*WHAT THE TASK ASKS:* All lines from the top of the records below through the line holding "y_minor = list(range(0, 151, 10))", and only those, should be printed exactly, minus the pictures.

Start EXERCISE INPUTS

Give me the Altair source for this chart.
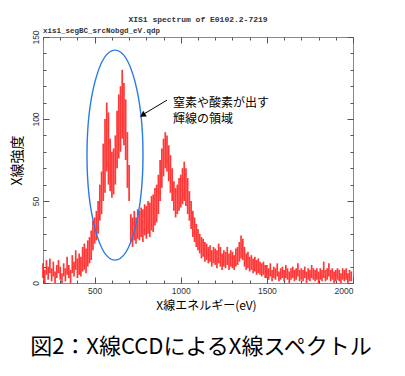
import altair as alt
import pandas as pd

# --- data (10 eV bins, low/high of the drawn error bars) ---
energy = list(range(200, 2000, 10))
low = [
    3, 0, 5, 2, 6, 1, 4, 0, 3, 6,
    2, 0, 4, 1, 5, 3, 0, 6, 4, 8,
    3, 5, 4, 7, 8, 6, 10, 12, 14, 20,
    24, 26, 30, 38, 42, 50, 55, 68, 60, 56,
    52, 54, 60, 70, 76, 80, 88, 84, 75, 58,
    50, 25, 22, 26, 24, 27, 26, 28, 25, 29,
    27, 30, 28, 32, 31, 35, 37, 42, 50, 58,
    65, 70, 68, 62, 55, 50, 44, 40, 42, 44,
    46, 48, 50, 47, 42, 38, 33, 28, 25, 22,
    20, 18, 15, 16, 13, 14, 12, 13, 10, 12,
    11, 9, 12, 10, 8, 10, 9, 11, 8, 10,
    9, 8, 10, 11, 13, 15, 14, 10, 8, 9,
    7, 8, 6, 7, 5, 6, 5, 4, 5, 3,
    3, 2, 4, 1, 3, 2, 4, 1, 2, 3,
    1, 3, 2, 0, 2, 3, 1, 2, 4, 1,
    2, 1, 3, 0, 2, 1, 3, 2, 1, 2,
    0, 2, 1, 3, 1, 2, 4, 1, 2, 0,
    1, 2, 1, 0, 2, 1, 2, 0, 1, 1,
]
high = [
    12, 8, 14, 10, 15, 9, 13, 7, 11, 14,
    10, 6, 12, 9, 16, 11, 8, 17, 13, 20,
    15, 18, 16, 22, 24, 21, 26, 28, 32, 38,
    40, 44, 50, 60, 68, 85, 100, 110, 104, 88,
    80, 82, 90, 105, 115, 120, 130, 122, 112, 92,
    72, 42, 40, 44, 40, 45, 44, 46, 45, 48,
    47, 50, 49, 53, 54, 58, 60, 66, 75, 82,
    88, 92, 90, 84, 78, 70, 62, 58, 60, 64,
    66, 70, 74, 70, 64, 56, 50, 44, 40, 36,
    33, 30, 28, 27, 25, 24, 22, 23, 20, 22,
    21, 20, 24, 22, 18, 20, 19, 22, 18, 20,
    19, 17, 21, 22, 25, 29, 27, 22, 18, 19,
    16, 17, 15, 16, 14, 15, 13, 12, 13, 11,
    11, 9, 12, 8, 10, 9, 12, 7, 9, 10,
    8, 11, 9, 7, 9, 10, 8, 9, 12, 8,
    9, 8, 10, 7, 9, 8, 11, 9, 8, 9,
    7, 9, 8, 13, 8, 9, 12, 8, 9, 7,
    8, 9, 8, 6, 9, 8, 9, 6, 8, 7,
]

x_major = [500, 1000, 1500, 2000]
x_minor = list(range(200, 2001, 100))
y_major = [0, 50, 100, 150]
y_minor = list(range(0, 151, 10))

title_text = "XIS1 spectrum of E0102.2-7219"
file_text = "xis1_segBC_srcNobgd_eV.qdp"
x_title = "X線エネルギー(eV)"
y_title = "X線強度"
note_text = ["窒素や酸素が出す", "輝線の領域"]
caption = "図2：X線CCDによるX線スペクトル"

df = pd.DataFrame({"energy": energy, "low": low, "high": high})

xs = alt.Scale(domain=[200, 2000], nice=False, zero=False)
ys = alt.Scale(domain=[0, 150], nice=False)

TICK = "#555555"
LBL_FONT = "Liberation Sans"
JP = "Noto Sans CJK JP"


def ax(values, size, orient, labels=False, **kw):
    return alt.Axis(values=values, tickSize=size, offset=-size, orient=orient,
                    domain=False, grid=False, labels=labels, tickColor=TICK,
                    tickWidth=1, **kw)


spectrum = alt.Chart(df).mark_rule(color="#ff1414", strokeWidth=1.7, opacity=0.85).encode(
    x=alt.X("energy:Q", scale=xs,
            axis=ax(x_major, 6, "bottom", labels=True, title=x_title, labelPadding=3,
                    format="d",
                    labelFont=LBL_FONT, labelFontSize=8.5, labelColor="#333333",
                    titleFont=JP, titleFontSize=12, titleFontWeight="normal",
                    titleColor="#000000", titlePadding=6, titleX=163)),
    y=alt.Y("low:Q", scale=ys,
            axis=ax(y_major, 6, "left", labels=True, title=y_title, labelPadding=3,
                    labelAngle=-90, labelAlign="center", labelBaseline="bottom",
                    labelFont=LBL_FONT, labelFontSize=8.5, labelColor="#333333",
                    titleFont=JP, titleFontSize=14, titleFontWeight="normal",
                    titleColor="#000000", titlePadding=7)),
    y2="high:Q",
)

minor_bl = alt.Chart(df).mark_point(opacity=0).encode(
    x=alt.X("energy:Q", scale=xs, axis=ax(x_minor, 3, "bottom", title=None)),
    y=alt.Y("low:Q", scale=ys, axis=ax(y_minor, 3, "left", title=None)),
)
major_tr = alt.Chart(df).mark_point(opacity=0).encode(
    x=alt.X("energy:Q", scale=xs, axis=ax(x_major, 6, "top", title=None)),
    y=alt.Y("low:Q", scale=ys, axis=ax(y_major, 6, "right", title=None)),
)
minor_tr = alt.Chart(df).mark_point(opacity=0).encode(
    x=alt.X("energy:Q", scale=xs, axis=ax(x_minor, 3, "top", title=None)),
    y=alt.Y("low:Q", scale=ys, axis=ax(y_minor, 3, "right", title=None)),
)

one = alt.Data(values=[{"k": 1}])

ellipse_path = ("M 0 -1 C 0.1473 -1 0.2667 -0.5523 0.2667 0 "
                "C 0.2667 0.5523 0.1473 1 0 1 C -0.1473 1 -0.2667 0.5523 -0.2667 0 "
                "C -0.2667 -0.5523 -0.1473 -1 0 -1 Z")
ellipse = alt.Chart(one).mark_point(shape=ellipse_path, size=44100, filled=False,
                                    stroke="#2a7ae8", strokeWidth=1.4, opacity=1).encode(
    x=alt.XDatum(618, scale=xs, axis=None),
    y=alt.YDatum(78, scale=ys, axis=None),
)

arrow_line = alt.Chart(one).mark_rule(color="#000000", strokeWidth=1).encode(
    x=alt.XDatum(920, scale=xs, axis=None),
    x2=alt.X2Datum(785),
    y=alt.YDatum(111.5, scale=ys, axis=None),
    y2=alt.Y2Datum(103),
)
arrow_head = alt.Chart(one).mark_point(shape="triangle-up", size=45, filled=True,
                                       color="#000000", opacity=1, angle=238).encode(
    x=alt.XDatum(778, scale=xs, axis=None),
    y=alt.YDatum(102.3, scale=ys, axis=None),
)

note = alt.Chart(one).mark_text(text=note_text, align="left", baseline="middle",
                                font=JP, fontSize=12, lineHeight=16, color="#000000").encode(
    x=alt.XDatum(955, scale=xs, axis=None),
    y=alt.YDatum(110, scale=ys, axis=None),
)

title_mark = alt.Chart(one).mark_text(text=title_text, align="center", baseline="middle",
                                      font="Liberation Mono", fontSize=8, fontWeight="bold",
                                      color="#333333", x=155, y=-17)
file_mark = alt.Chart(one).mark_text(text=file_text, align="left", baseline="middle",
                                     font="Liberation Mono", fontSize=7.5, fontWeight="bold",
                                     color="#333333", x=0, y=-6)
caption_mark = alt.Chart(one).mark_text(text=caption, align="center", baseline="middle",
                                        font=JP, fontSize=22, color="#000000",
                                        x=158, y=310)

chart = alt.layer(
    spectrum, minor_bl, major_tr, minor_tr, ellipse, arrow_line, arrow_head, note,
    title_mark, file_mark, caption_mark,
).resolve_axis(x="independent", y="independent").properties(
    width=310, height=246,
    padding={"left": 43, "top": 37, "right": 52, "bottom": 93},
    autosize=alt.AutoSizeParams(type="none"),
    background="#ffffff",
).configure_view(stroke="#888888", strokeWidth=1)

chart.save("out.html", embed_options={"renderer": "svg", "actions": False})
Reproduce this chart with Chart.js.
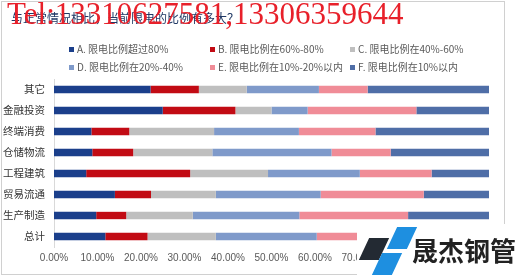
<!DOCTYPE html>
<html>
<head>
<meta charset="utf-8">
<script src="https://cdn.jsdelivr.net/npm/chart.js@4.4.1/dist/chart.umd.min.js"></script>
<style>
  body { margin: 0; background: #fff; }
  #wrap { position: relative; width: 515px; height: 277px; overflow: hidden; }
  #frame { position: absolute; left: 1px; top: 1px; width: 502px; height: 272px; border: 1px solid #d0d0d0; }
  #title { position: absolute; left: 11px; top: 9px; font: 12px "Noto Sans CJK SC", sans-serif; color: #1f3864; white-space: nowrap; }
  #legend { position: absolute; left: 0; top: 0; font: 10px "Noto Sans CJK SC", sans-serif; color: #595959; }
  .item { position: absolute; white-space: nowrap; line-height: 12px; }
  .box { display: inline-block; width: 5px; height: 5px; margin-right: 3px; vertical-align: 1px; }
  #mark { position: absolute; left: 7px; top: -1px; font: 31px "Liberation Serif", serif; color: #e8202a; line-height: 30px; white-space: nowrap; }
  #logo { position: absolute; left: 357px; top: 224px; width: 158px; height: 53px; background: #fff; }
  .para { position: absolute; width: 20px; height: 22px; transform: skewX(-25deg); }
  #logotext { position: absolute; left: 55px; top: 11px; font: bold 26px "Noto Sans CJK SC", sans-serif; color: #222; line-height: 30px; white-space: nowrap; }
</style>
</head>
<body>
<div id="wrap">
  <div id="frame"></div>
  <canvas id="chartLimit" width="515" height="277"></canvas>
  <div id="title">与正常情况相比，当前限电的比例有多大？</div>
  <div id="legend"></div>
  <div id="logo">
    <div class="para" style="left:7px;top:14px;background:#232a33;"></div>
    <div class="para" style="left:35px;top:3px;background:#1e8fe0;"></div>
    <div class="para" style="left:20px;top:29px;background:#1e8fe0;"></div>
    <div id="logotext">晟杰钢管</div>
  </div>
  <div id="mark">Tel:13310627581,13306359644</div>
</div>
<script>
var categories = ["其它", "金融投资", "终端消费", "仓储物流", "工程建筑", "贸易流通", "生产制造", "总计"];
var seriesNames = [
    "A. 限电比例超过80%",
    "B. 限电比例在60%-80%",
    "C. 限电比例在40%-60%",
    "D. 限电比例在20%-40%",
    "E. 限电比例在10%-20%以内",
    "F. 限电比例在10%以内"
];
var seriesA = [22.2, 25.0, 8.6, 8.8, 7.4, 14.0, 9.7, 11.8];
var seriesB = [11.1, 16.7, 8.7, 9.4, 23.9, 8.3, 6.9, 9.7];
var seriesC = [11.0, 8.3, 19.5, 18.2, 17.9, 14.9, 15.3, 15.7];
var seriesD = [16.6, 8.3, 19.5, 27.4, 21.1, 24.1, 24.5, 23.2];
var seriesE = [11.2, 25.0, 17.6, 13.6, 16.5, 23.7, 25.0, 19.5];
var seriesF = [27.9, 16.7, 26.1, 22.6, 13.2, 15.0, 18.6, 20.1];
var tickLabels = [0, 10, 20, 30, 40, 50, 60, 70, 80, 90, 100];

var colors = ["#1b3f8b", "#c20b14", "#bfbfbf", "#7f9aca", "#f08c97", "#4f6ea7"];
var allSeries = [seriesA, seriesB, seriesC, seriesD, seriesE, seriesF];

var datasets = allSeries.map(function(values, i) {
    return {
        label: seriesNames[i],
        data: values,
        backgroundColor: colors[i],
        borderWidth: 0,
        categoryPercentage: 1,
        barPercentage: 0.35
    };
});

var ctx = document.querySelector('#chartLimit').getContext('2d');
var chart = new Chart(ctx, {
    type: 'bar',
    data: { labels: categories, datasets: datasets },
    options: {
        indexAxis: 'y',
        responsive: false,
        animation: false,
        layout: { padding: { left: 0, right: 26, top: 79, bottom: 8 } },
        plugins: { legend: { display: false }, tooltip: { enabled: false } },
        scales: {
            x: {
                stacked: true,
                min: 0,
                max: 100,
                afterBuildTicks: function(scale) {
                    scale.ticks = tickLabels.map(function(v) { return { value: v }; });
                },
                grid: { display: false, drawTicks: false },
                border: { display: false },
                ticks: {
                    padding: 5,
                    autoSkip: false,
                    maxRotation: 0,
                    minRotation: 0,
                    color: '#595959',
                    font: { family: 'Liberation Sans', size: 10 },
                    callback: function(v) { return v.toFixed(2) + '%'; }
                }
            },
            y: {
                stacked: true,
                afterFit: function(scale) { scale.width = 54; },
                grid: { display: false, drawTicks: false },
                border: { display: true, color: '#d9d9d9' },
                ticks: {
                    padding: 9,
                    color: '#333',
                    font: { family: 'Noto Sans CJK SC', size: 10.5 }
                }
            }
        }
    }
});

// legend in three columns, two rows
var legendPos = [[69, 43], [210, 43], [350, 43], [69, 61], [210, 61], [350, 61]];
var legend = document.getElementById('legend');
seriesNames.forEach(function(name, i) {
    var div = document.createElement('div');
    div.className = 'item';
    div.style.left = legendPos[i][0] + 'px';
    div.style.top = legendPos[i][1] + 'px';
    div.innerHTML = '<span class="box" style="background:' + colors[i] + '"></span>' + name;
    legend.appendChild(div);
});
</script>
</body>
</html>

End EXERCISE INPUTS

*ANSWER IN FULL:*
Give me the Altair source for this chart.
import altair as alt
import pandas as pd

# --- data (10 eV bins, low/high of the drawn error bars) ---
energy = list(range(200, 2000, 10))
low = [
    3, 0, 5, 2, 6, 1, 4, 0, 3, 6,
    2, 0, 4, 1, 5, 3, 0, 6, 4, 8,
    3, 5, 4, 7, 8, 6, 10, 12, 14, 20,
    24, 26, 30, 38, 42, 50, 55, 68, 60, 56,
    52, 54, 60, 70, 76, 80, 88, 84, 75, 58,
    50, 25, 22, 26, 24, 27, 26, 28, 25, 29,
    27, 30, 28, 32, 31, 35, 37, 42, 50, 58,
    65, 70, 68, 62, 55, 50, 44, 40, 42, 44,
    46, 48, 50, 47, 42, 38, 33, 28, 25, 22,
    20, 18, 15, 16, 13, 14, 12, 13, 10, 12,
    11, 9, 12, 10, 8, 10, 9, 11, 8, 10,
    9, 8, 10, 11, 13, 15, 14, 10, 8, 9,
    7, 8, 6, 7, 5, 6, 5, 4, 5, 3,
    3, 2, 4, 1, 3, 2, 4, 1, 2, 3,
    1, 3, 2, 0, 2, 3, 1, 2, 4, 1,
    2, 1, 3, 0, 2, 1, 3, 2, 1, 2,
    0, 2, 1, 3, 1, 2, 4, 1, 2, 0,
    1, 2, 1, 0, 2, 1, 2, 0, 1, 1,
]
high = [
    12, 8, 14, 10, 15, 9, 13, 7, 11, 14,
    10, 6, 12, 9, 16, 11, 8, 17, 13, 20,
    15, 18, 16, 22, 24, 21, 26, 28, 32, 38,
    40, 44, 50, 60, 68, 85, 100, 110, 104, 88,
    80, 82, 90, 105, 115, 120, 130, 122, 112, 92,
    72, 42, 40, 44, 40, 45, 44, 46, 45, 48,
    47, 50, 49, 53, 54, 58, 60, 66, 75, 82,
    88, 92, 90, 84, 78, 70, 62, 58, 60, 64,
    66, 70, 74, 70, 64, 56, 50, 44, 40, 36,
    33, 30, 28, 27, 25, 24, 22, 23, 20, 22,
    21, 20, 24, 22, 18, 20, 19, 22, 18, 20,
    19, 17, 21, 22, 25, 29, 27, 22, 18, 19,
    16, 17, 15, 16, 14, 15, 13, 12, 13, 11,
    11, 9, 12, 8, 10, 9, 12, 7, 9, 10,
    8, 11, 9, 7, 9, 10, 8, 9, 12, 8,
    9, 8, 10, 7, 9, 8, 11, 9, 8, 9,
    7, 9, 8, 13, 8, 9, 12, 8, 9, 7,
    8, 9, 8, 6, 9, 8, 9, 6, 8, 7,
]

x_major = [500, 1000, 1500, 2000]
x_minor = list(range(200, 2001, 100))
y_major = [0, 50, 100, 150]
y_minor = list(range(0, 151, 10))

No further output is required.